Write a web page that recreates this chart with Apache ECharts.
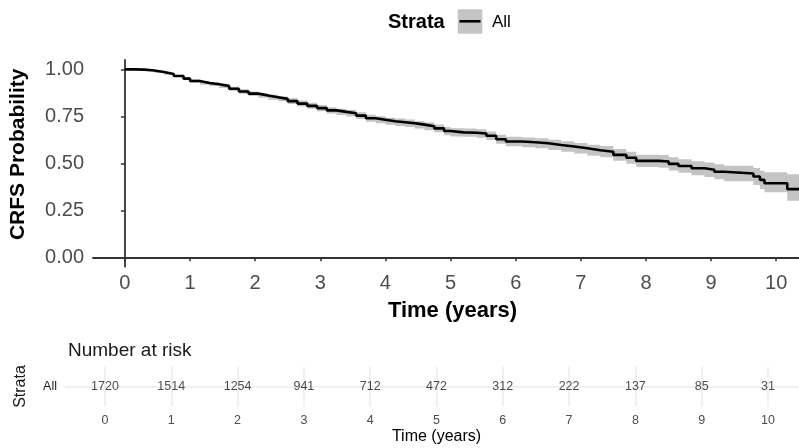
<!DOCTYPE html>
<html>
<head>
<meta charset="utf-8">
<title>CRFS</title>
<script src="https://cdn.jsdelivr.net/npm/echarts@6/dist/echarts.min.js"></script>
<style>
  html, body { margin: 0; padding: 0; background: #fff; }
  #main { width: 799px; height: 448px; }
</style>
</head>
<body>
<div id="main"></div>
<script>
// KM estimate (time in years, survival, 95% CI)
var times = [0, 0.15, 0.3, 0.45, 0.6, 0.75, 0.9, 1.0, 1.15, 1.3, 1.45, 1.6, 1.75, 1.9,
  2.05, 2.2, 2.35, 2.5, 2.65, 2.8, 2.95, 3.1, 3.25, 3.4, 3.55, 3.7, 3.85, 4.0,
  4.15, 4.3, 4.45, 4.6, 4.75, 4.9, 5.0, 5.2, 5.4, 5.55, 5.7, 5.85, 6.1, 6.3,
  6.5, 6.7, 6.9, 7.1, 7.3, 7.5, 7.7, 7.85, 8.2, 8.35, 8.5, 8.7, 8.9, 9.05,
  9.2, 9.65, 9.75, 9.82, 10.17, 10.4];
var surv = [1.000, 0.999, 0.994, 0.986, 0.976, 0.965, 0.951, 0.938, 0.928, 0.921, 0.912, 0.897, 0.882, 0.871,
  0.861, 0.852, 0.843, 0.831, 0.818, 0.806, 0.794, 0.782, 0.774, 0.767, 0.754, 0.740, 0.732, 0.724,
  0.719, 0.713, 0.706, 0.697, 0.686, 0.672, 0.665, 0.663, 0.659, 0.647, 0.628, 0.616, 0.612, 0.607,
  0.598, 0.590, 0.580, 0.570, 0.562, 0.545, 0.530, 0.513, 0.510, 0.497, 0.486, 0.474, 0.466, 0.455,
  0.446, 0.430, 0.412, 0.394, 0.363, 0.363];
var lower = [1.000, 0.998, 0.991, 0.982, 0.971, 0.959, 0.944, 0.929, 0.918, 0.911, 0.901, 0.886, 0.870, 0.859,
  0.849, 0.839, 0.830, 0.816, 0.802, 0.790, 0.777, 0.765, 0.757, 0.749, 0.736, 0.722, 0.713, 0.705,
  0.699, 0.693, 0.686, 0.676, 0.665, 0.650, 0.643, 0.641, 0.636, 0.624, 0.604, 0.591, 0.586, 0.581,
  0.571, 0.562, 0.552, 0.541, 0.532, 0.514, 0.498, 0.480, 0.476, 0.462, 0.450, 0.437, 0.428, 0.415,
  0.405, 0.385, 0.364, 0.346, 0.301, 0.301];
var upper = [1.000, 1.000, 0.997, 0.990, 0.981, 0.971, 0.958, 0.947, 0.938, 0.931, 0.923, 0.908, 0.894, 0.883,
  0.873, 0.865, 0.856, 0.846, 0.834, 0.822, 0.811, 0.799, 0.791, 0.785, 0.772, 0.758, 0.751, 0.743,
  0.739, 0.733, 0.726, 0.718, 0.707, 0.694, 0.687, 0.685, 0.682, 0.670, 0.652, 0.641, 0.638, 0.633,
  0.625, 0.618, 0.608, 0.599, 0.592, 0.576, 0.562, 0.546, 0.544, 0.532, 0.522, 0.511, 0.504, 0.495,
  0.487, 0.475, 0.460, 0.452, 0.442, 0.442];

// risk table
var riskTimes = [0, 1, 2, 3, 4, 5, 6, 7, 8, 9, 10];
var riskAll = [1720, 1514, 1254, 941, 712, 472, 312, 222, 137, 85, 31];

var yTicks = [0, 0.25, 0.5, 0.75, 1];
var xTicks = [0, 1, 2, 3, 4, 5, 6, 7, 8, 9, 10];

var font = "'Liberation Sans', Arial, sans-serif";
var chart = echarts.init(document.getElementById('main'), null, { renderer: 'canvas' });

// step outline of the confidence band, upper edge forward then lower edge back
function bandItem(params, api) {
  var pts = [];
  var n = times.length;
  for (var i = 0; i < n; i++) {
    pts.push(api.coord([times[i], upper[i]]));
    if (i < n - 1) pts.push(api.coord([times[i + 1], upper[i]]));
  }
  for (var j = n - 1; j >= 0; j--) {
    if (j < n - 1) pts.push(api.coord([times[j + 1], lower[j]]));
    pts.push(api.coord([times[j], lower[j]]));
  }
  return { type: 'polygon', shape: { points: pts }, style: { fill: '#c4c4c4' } };
}

var option = {
  animation: false,
  textStyle: { fontFamily: font },
  grid: [
    { left: 92, right: 0, top: 60, bottom: 181.3 },
    { left: 65, right: 0, top: 366.7, bottom: 41.3 }
  ],
  xAxis: [{
    gridIndex: 0, type: 'value', min: -0.49, max: 10.35,
    name: 'Time (years)', nameLocation: 'middle', nameGap: 33,
    nameTextStyle: { fontSize: 22, fontWeight: 'bold', color: '#000', padding: [0, 0, 0, 13] },
    axisLine: { show: true, lineStyle: { color: '#333', width: 1.8 } },
    axisTick: { show: true, length: 4, customValues: xTicks, lineStyle: { color: '#333', width: 1.5 } },
    axisLabel: { customValues: xTicks, fontSize: 20, color: '#4d4d4d', margin: 7 },
    splitLine: { show: false }
  }, {
    gridIndex: 1, type: 'value', min: -0.603, max: 10.468,
    name: 'Time (years)', nameLocation: 'middle', nameGap: 22,
    nameTextStyle: { fontSize: 16, color: '#000', padding: [0, 0, 0, 9] },
    axisLine: { show: false },
    axisTick: { show: false, customValues: riskTimes },
    axisLabel: { customValues: riskTimes, fontSize: 12.5, color: '#4d4d4d', margin: 7 },
    splitLine: { show: true, lineStyle: { color: '#ebebeb', width: 1.5 } }
  }],
  yAxis: [{
    gridIndex: 0, type: 'value', min: -0.05, max: 1.05,
    name: 'CRFS Probability', nameLocation: 'middle', nameGap: 64, nameRotate: 90,
    nameTextStyle: { fontSize: 21, fontWeight: 'bold', color: '#000', padding: [0, 0, 0, 18] },
    axisLine: { show: true, lineStyle: { color: '#333', width: 1.8 } },
    axisTick: { show: true, length: 4, customValues: yTicks, lineStyle: { color: '#333', width: 1.5 } },
    axisLabel: {
      customValues: yTicks, fontSize: 20, color: '#4d4d4d', margin: 9,
      formatter: function (v) { return v.toFixed(2); }
    },
    splitLine: { show: false }
  }, {
    gridIndex: 1, type: 'value', min: 0, max: 2,
    axisLine: { show: false },
    axisTick: { show: false, customValues: [1] },
    axisLabel: { customValues: [1], fontSize: 12.5, color: '#1a1a1a', margin: 8,
      formatter: function () { return 'All'; } },
    splitLine: { show: true, lineStyle: { color: '#ebebeb', width: 1.5 } }
  }],
  title: [{
    text: 'Number at risk', left: 63, top: 336,
    textStyle: { fontSize: 19, fontWeight: 'normal', color: '#1a1a1a', fontFamily: font }
  }],
  graphic: [
    { type: 'text', x: 388, y: 22, style: { text: 'Strata', font: 'bold 20px ' + font, fill: '#000', verticalAlign: 'middle' } },
    { type: 'rect', shape: { x: 457.7, y: 9.3, width: 24.6, height: 24.4 }, style: { fill: '#c4c4c4' } },
    { type: 'line', shape: { x1: 459.5, y1: 21.3, x2: 480.5, y2: 21.3 }, style: { stroke: '#000', lineWidth: 2.6 } },
    { type: 'text', x: 492, y: 22, style: { text: 'All', font: '17px ' + font, fill: '#000', verticalAlign: 'middle' } },
    { type: 'text', x: 21, y: 386.5, rotation: Math.PI / 2,
      style: { text: 'Strata', font: '16px ' + font, fill: '#1a1a1a', align: 'center', verticalAlign: 'middle' } }
  ],
  series: [{
    name: 'band', type: 'custom', xAxisIndex: 0, yAxisIndex: 0, clip: true, silent: true,
    renderItem: bandItem, data: [0]
  }, {
    name: 'All', type: 'line', xAxisIndex: 0, yAxisIndex: 0, z: 5,
    step: 'end', symbol: 'none', lineStyle: { color: '#000', width: 2.6 },
    data: times.map(function (t, i) { return [t, surv[i]]; })
  }, {
    name: 'risk', type: 'scatter', xAxisIndex: 1, yAxisIndex: 1,
    symbolSize: 1, itemStyle: { color: 'rgba(0,0,0,0)' },
    label: { show: true, position: 'inside', fontSize: 12.5, color: '#1a1a1a',
      formatter: function (p) { return p.value[2]; } },
    data: riskTimes.map(function (t, i) { return [t, 1, riskAll[i]]; })
  }]
};

chart.setOption(option);
</script>
</body>
</html>
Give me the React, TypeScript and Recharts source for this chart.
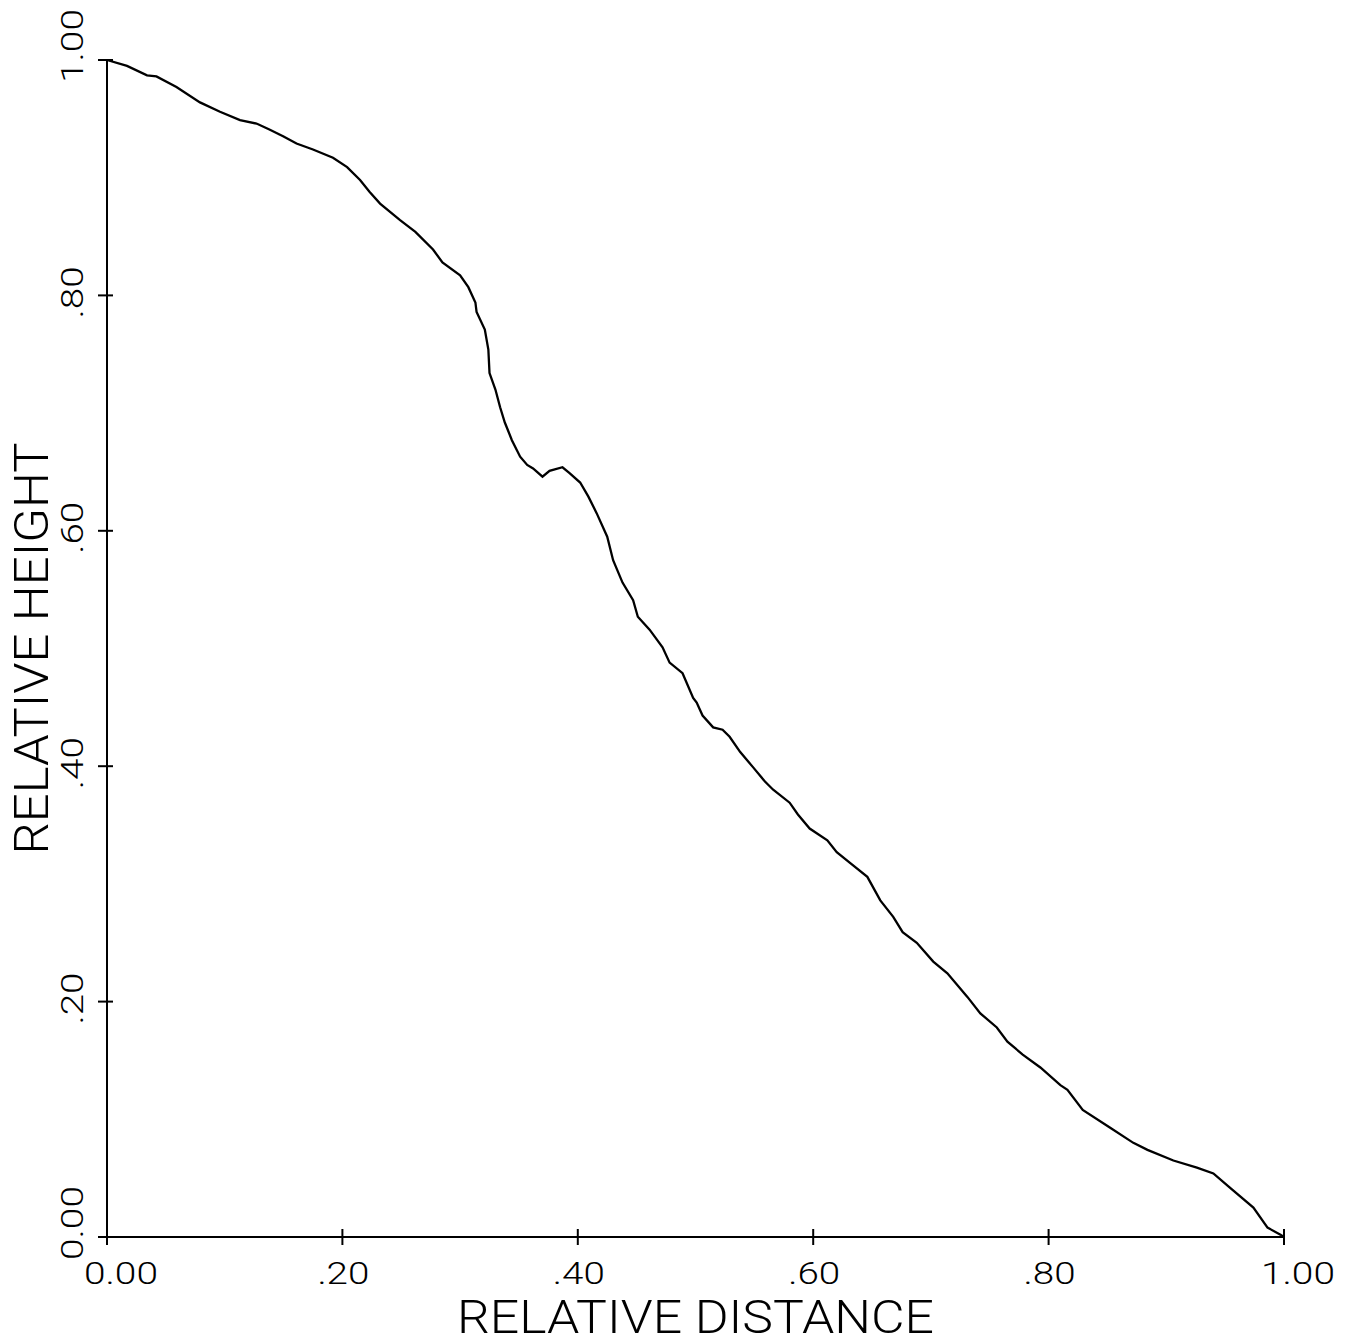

——

Written problem → Search the listing above for the string "this". Copy every line that contains it.

Solved exercise →
Write a web page that recreates this chart with Apache ECharts.
Give me the React, TypeScript and Recharts source for this chart.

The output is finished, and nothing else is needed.